→ RECORDED DATA:
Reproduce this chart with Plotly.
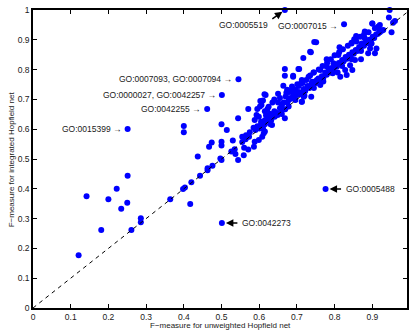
import plotly.graph_objects as go

# Labelled points
label_x = [0.668, 0.825, 0.545, 0.501, 0.462, 0.251, 0.501, 0.776]
label_y = [1.000, 0.952, 0.768, 0.715, 0.668, 0.601, 0.285, 0.399]
label_text = ["GO:0005519", "GO:0007015 \u2192", "GO:0007093, GO:0007094 \u2192",
              "GO:0000027, GO:0042257 \u2192", "GO:0042255 \u2192", "GO:0015399 \u2192",
              "GO:0042273", "GO:0005488"]

# Other points (unweighted F-measure, integrated F-measure)
pts = [
    (0.121, 0.177), (0.142, 0.375), (0.181, 0.262), (0.200, 0.365), (0.222, 0.400),
    (0.234, 0.333), (0.250, 0.353), (0.251, 0.444), (0.261, 0.262), (0.286, 0.301),
    (0.286, 0.288), (0.364, 0.365), (0.398, 0.399), (0.403, 0.404), (0.420, 0.422),
    (0.417, 0.349), (0.443, 0.444), (0.437, 0.508), (0.463, 0.462), (0.476, 0.477),
    (0.463, 0.469),
    (0.500, 0.497), (0.497, 0.502), (0.544, 0.497), (0.537, 0.517), (0.559, 0.513),
    (0.526, 0.525), (0.535, 0.533), (0.560, 0.538), (0.571, 0.532), (0.586, 0.541),
    (0.530, 0.562), (0.555, 0.557), (0.500, 0.558), (0.500, 0.545), (0.474, 0.555),
    (0.467, 0.541), (0.564, 0.566), (0.573, 0.575), (0.588, 0.558), (0.599, 0.564),
    (0.608, 0.575), (0.615, 0.592), (0.590, 0.597), (0.514, 0.597), (0.500, 0.617),
    (0.400, 0.611), (0.400, 0.590), (0.544, 0.637), (0.588, 0.631), (0.599, 0.642),
    (0.593, 0.648), (0.610, 0.603), (0.612, 0.586), (0.615, 0.617), (0.621, 0.631),
    (0.634, 0.614), (0.605, 0.617), (0.601, 0.602), (0.632, 0.631), (0.571, 0.668),
    (0.595, 0.668), (0.602, 0.676), (0.615, 0.660), (0.622, 0.668), (0.628, 0.652),
    (0.618, 0.647), (0.630, 0.645), (0.641, 0.642), (0.647, 0.653), (0.649, 0.648),
    (0.660, 0.651), (0.669, 0.667), (0.668, 0.637), (0.610, 0.696), (0.617, 0.715),
    (0.603, 0.695), (0.606, 0.681), (0.614, 0.717), (0.650, 0.719), (0.672, 0.722),
    (0.664, 0.746), (0.687, 0.732), (0.696, 0.732), (0.691, 0.720), (0.701, 0.751),
    (0.711, 0.754), (0.710, 0.717), (0.713, 0.692), (0.738, 0.709), (0.668, 0.779),
    (0.690, 0.779), (0.668, 0.802), (0.704, 0.802), (0.717, 0.839), (0.735, 0.860),
    (0.737, 0.858), (0.751, 0.892), (0.746, 0.893),
    (0.857, 0.913), (0.880, 0.928), (0.858, 0.894), (0.872, 0.888), (0.880, 0.905),
    (0.889, 0.894), (0.898, 0.888), (0.894, 0.871), (0.911, 0.871), (0.907, 0.855),
    (0.889, 0.855), (0.870, 0.835), (0.813, 0.875), (0.810, 0.849), (0.841, 0.815),
    (0.854, 0.832), (0.828, 0.799), (0.847, 0.799), (0.832, 0.782), (0.815, 0.776),
    (0.808, 0.790), (0.779, 0.835), (0.779, 0.810), (0.797, 0.821), (0.792, 0.793),
    (0.762, 0.799), (0.744, 0.790), (0.731, 0.776), (0.753, 0.765), (0.762, 0.748),
    (0.740, 0.759), (0.713, 0.765), (0.706, 0.802), (0.690, 0.776), (0.674, 0.732),
    (0.687, 0.743), (0.691, 0.720), (0.704, 0.720), (0.718, 0.709), (0.713, 0.692),
    (0.696, 0.698), (0.678, 0.704), (0.660, 0.664), (0.678, 0.676), (0.630, 0.617),
    (0.900, 0.955), (0.920, 0.950), (0.907, 0.939), (0.929, 0.933), (0.955, 0.957),
    (0.960, 0.963), (0.951, 0.925), (0.944, 0.975), (0.946, 1.000), (0.900, 0.955),
    (0.915, 0.944), (0.920, 0.933), (0.852, 0.902), (0.845, 0.888),
    (0.700, 0.715), (0.705, 0.725), (0.712, 0.722), (0.718, 0.735), (0.722, 0.728),
    (0.728, 0.745), (0.733, 0.738), (0.738, 0.750), (0.742, 0.745), (0.748, 0.760),
    (0.752, 0.755), (0.757, 0.770), (0.762, 0.765), (0.766, 0.778), (0.770, 0.772),
    (0.775, 0.790), (0.779, 0.783), (0.784, 0.795), (0.788, 0.790), (0.792, 0.805),
    (0.797, 0.800), (0.802, 0.815), (0.806, 0.810), (0.811, 0.822), (0.815, 0.818),
    (0.820, 0.832), (0.824, 0.828), (0.829, 0.842), (0.833, 0.836), (0.838, 0.850),
    (0.842, 0.845), (0.847, 0.858), (0.851, 0.853), (0.856, 0.866), (0.860, 0.862),
    (0.865, 0.876), (0.869, 0.871), (0.874, 0.884), (0.878, 0.880), (0.883, 0.892),
    (0.887, 0.889), (0.892, 0.900), (0.896, 0.897), (0.901, 0.910), (0.905, 0.906),
    (0.910, 0.918), (0.915, 0.920), (0.920, 0.925), (0.925, 0.930),
    (0.705, 0.745), (0.715, 0.755), (0.725, 0.765), (0.735, 0.780), (0.745, 0.790),
    (0.758, 0.800), (0.768, 0.812), (0.780, 0.822), (0.790, 0.835), (0.800, 0.848),
    (0.812, 0.858), (0.822, 0.868), (0.835, 0.880), (0.845, 0.890), (0.855, 0.900),
    (0.868, 0.910), (0.878, 0.918), (0.890, 0.925),
    (0.720, 0.712), (0.745, 0.738), (0.770, 0.760), (0.795, 0.788), (0.820, 0.812),
    (0.845, 0.835), (0.870, 0.862), (0.895, 0.885),
    (0.555, 0.575), (0.565, 0.580), (0.575, 0.590), (0.585, 0.605), (0.595, 0.610),
    (0.605, 0.625), (0.615, 0.630), (0.625, 0.640), (0.635, 0.650), (0.640, 0.660),
    (0.645, 0.655), (0.655, 0.670), (0.660, 0.680), (0.665, 0.690), (0.675, 0.690),
    (0.680, 0.700), (0.685, 0.705), (0.690, 0.710), (0.695, 0.700), (0.625, 0.675),
    (0.635, 0.690), (0.640, 0.700), (0.650, 0.690), (0.655, 0.705), (0.670, 0.710),
    (0.680, 0.725),
]
x_unweighted = [p[0] for p in pts] + label_x
y_integrated = [p[1] for p in pts] + label_y

diag = [0, 1]
x_ticks = [0, 0.1, 0.2, 0.3, 0.4, 0.5, 0.6, 0.7, 0.8, 0.9]
y_ticks = [0, 0.1, 0.2, 0.3, 0.4, 0.5, 0.6, 0.7, 0.8, 0.9, 1]
x_title = "F\u2212measure for unweighted Hopfield net"
y_title = "F\u2212measure for integrated Hopfield net"

FONT = "Liberation Sans, Arial, Helvetica, sans-serif"
TXT = "#1a1a1a"
FS = 8.5
FT = 8

fig = go.Figure()
fig.add_trace(go.Scatter(x=x_unweighted, y=y_integrated, mode="markers",
                         marker=dict(color="#0000ff", size=6, line=dict(width=0)),
                         cliponaxis=False, hoverinfo="skip"))
fig.add_trace(go.Scatter(x=diag, y=diag, mode="lines",
                         line=dict(color="black", width=1, dash="4px,4px"),
                         hoverinfo="skip"))

ann = []
for i in [1, 2, 3, 4, 5]:
    ann.append(dict(x=label_x[i], y=label_y[i], text=label_text[i], showarrow=False,
                    xanchor="right", yanchor="middle", xshift=-4, yshift=-2 if i == 1 else 0,
                    font=dict(family=FONT, size=FS, color=TXT)))
ann.append(dict(x=label_x[0], y=label_y[0], text=label_text[0], showarrow=False,
                xanchor="right", yanchor="middle", xshift=-15, yshift=-15,
                font=dict(family=FONT, size=FS, color=TXT)))
ann.append(dict(x=label_x[0], y=label_y[0], text="", showarrow=True, ax=-14, ay=10,
                arrowhead=2, arrowsize=1, arrowwidth=1.5, arrowcolor="black", standoff=3))
for i in [6, 7]:
    ann.append(dict(x=label_x[i], y=label_y[i], text=label_text[i], showarrow=False,
                    xanchor="left", yanchor="middle", xshift=18,
                    font=dict(family=FONT, size=FS, color=TXT)))
    ann.append(dict(x=label_x[i], y=label_y[i], text="", showarrow=True, ax=17, ay=0,
                    arrowhead=2, arrowsize=1, arrowwidth=1.5, arrowcolor="black", standoff=4))
# axis titles
ann.append(dict(xref="paper", yref="paper", x=0.5, y=-0.06, text=x_title, showarrow=False,
                xanchor="center", yanchor="middle", font=dict(family=FONT, size=FT, color=TXT)))
ann.append(dict(xref="paper", yref="paper", x=-0.058, y=0.5, text=y_title, showarrow=False,
                textangle=-90, xanchor="center", yanchor="middle",
                font=dict(family=FONT, size=FT, color=TXT)))

fig.update_layout(
    width=410, height=330,
    margin=dict(l=33, r=1, t=10, b=22),
    paper_bgcolor="white", plot_bgcolor="white",
    showlegend=False,
    font=dict(family=FONT, size=FT, color=TXT),
    annotations=ann,
)
axis_common = dict(ticks="inside", ticklen=4, tickcolor="black", tickwidth=1,
                   showline=True, linecolor="black", linewidth=1.5, mirror="ticks",
                   showgrid=False, zeroline=False,
                   tickfont=dict(family=FONT, size=FS, color=TXT))
fig.update_xaxes(range=[0, 0.992], tickvals=x_ticks, ticktext=[("%g" % v) for v in x_ticks],
                 **axis_common)
fig.update_yaxes(range=[0, 1], tickvals=y_ticks, ticktext=[("%g" % v) for v in y_ticks],
                 **axis_common)

fig.write_html("out.html", config={"displayModeBar": False},
               post_script="document.body.style.margin='0px';document.body.style.overflow='hidden';")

→ STATED PROBLEM: Return only the lines from the start of the data through the line that contains "import plotly.graph_objects as go", please, copying them exactly and omitting all pictures.

→ OUTPUT FOR THIS TASK:
Reproduce this chart with Plotly.
import plotly.graph_objects as go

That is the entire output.